Hello guys, I need some help. However I try to use OpenACC directives in my code, I can compile it, but I can’t get it to work at all. My code plots Mandelbrot set using SFML graphics, and I am trying to do all of my calculations on gpu using OpenACC, put them in array of rgb colors and then plot the image using that array. I think I managed to construct the array so that each iteration of the loop that calculates rgb color writes that color in it’s own elements in array (for each pixel color there are 4 elements in imageColor array → r,g,b,alpha). Code works as expected when I compile it using -ta=host. All my code is located at: GitHub - uros97/mandelbrot: Mandelbrot project. File with code is mandelbrot.cpp. When I compile it using -ta=tesla:managed it gives following compiler output :
mandelbrot(double, double):
42, Generating implicit acc routine seq
Generating acc routine seq
Generating Tesla code
updateImageSlice(double, double, double, int, int):
94, Generating copy(imageColors[:2400000],colors[:384]) [if not already present]
Generating Tesla code
95, #pragma acc loop gang /* blockIdx.x /
99, #pragma acc loop vector(128) / threadIdx.x */
105, Generating implicit reduction(+:imag)
107, Generating implicit reduction(+:real)
46, Loop carried scalar dependence for …inline at line 46,52,47
53, Accelerator restriction: induction variable live-out from loop: …inline
54, Accelerator restriction: induction variable live-out from loop: …inline
99, Loop is parallelizable
I realize that output for scalar dependence and accelerator restrictions is because loop in mandelbrot function does not have independent iterations, so when I put #pragma acc loop seq for that part, compiler gives following output without those warnings for dependence and out of loop variable:
mandelbrot(double, double):
42, Generating implicit acc routine seq
Generating acc routine seq
Generating Tesla code
updateImageSlice(double, double, double, int, int):
94, Generating copy(imageColors[:2400000],colors[:384]) [if not already present]
Generating Tesla code
95, #pragma acc loop gang /* blockIdx.x /
99, #pragma acc loop vector(128) / threadIdx.x */
105, Generating implicit reduction(+:imag)
107, Generating implicit reduction(+:real)

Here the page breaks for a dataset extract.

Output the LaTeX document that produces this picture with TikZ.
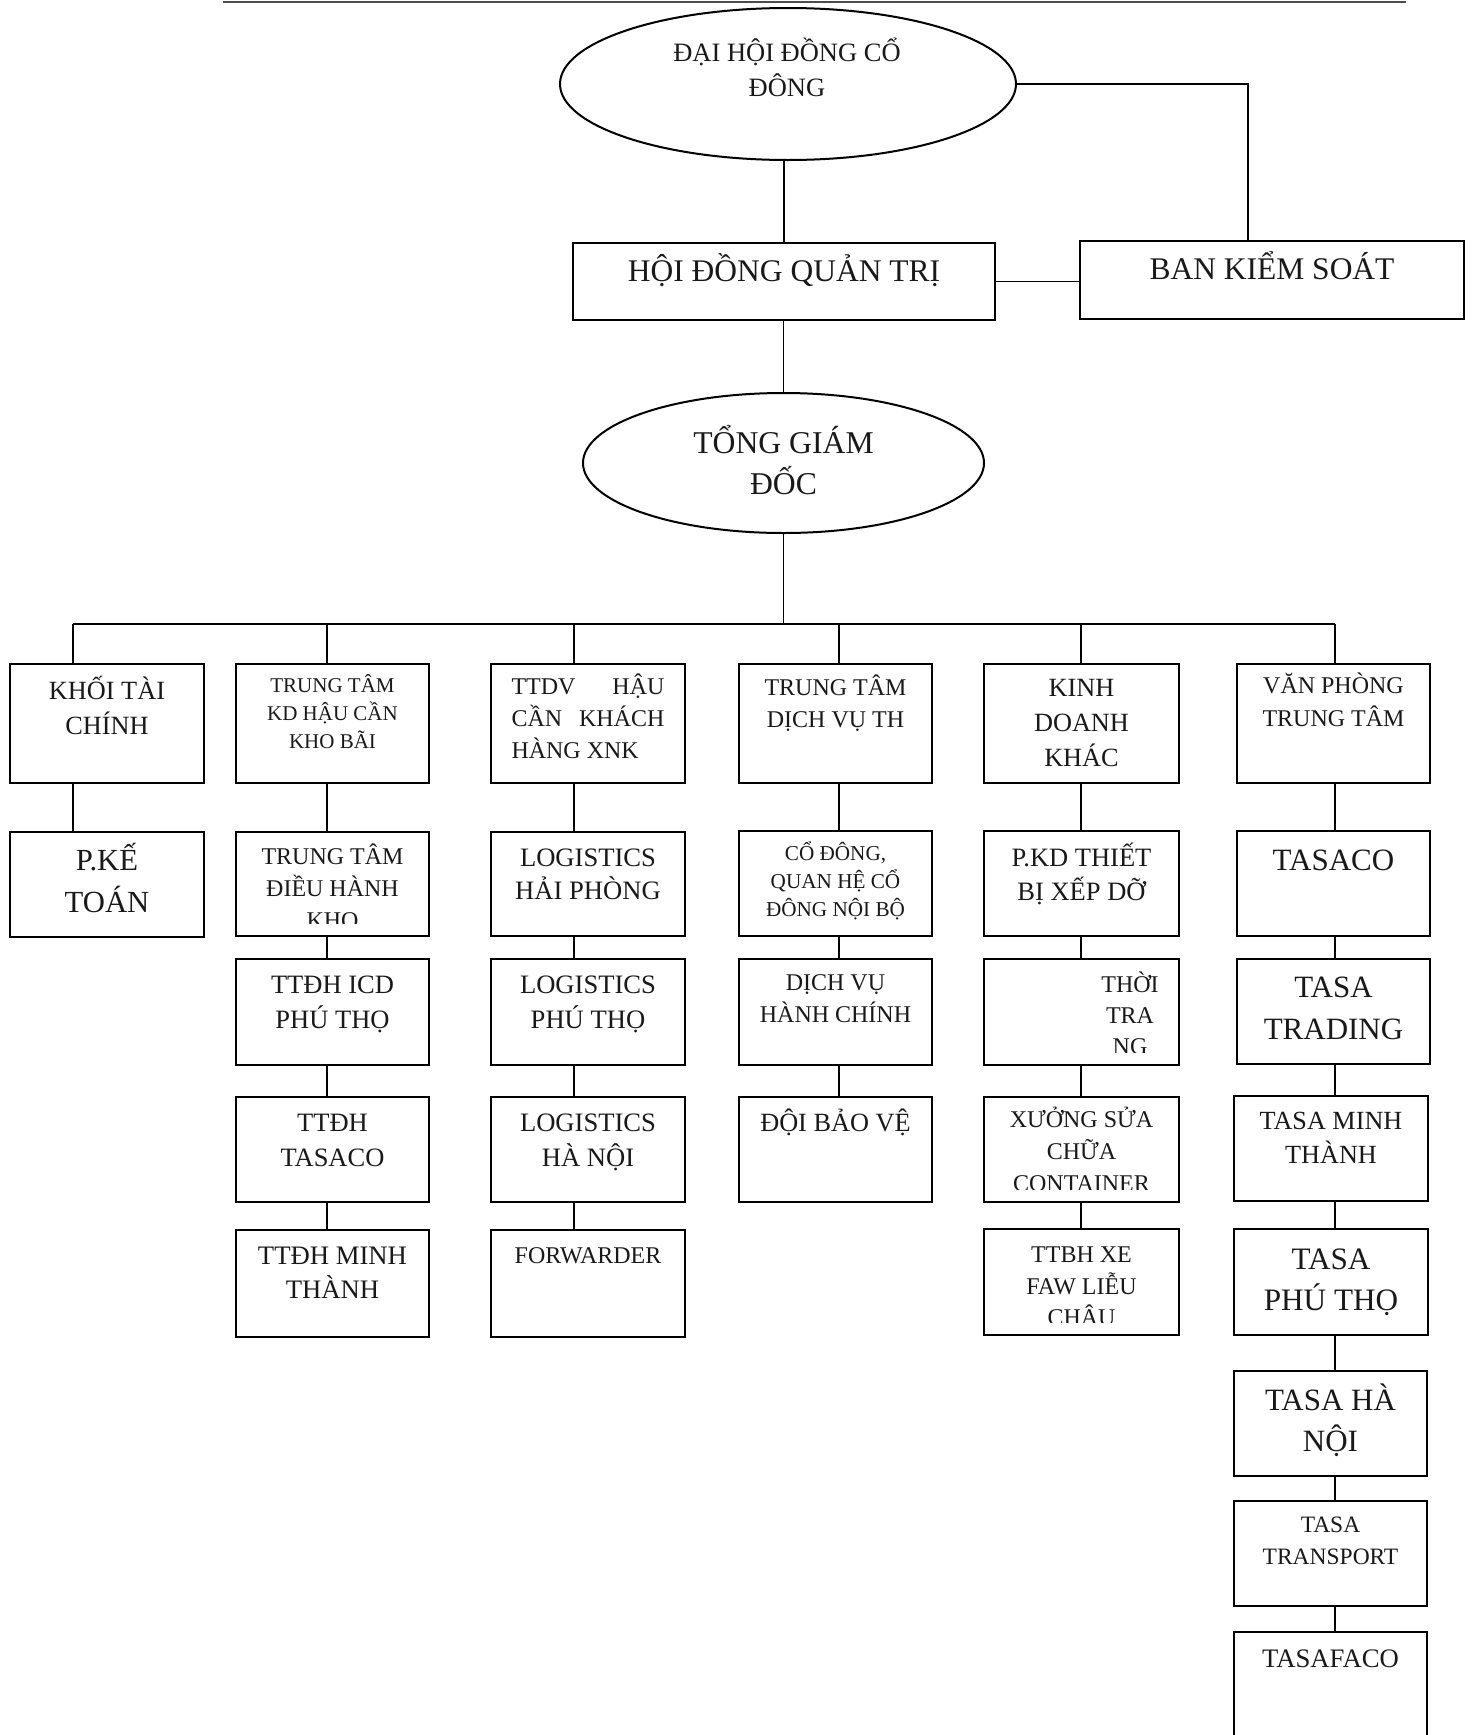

99, Loop is parallelizable
However, in both cases, when I run the compiled programe, I get the following error:
Failing in Thread:1
call to cuStreamSynchronize returned error 700: Illegal address during kernel execution
From the research I did, I can assume that the problem has something to do with pointers pointing to host memory instead of gpu, however, I tried various different approaches to copying and deleting data to and from GPU, but every time I manage to compile, but not run the programe. Also I left some commented pragmas of what I tried to do, I tried many different copies with various loops, so some are left commented. Any help or advice is appreciated, and thank you in advance.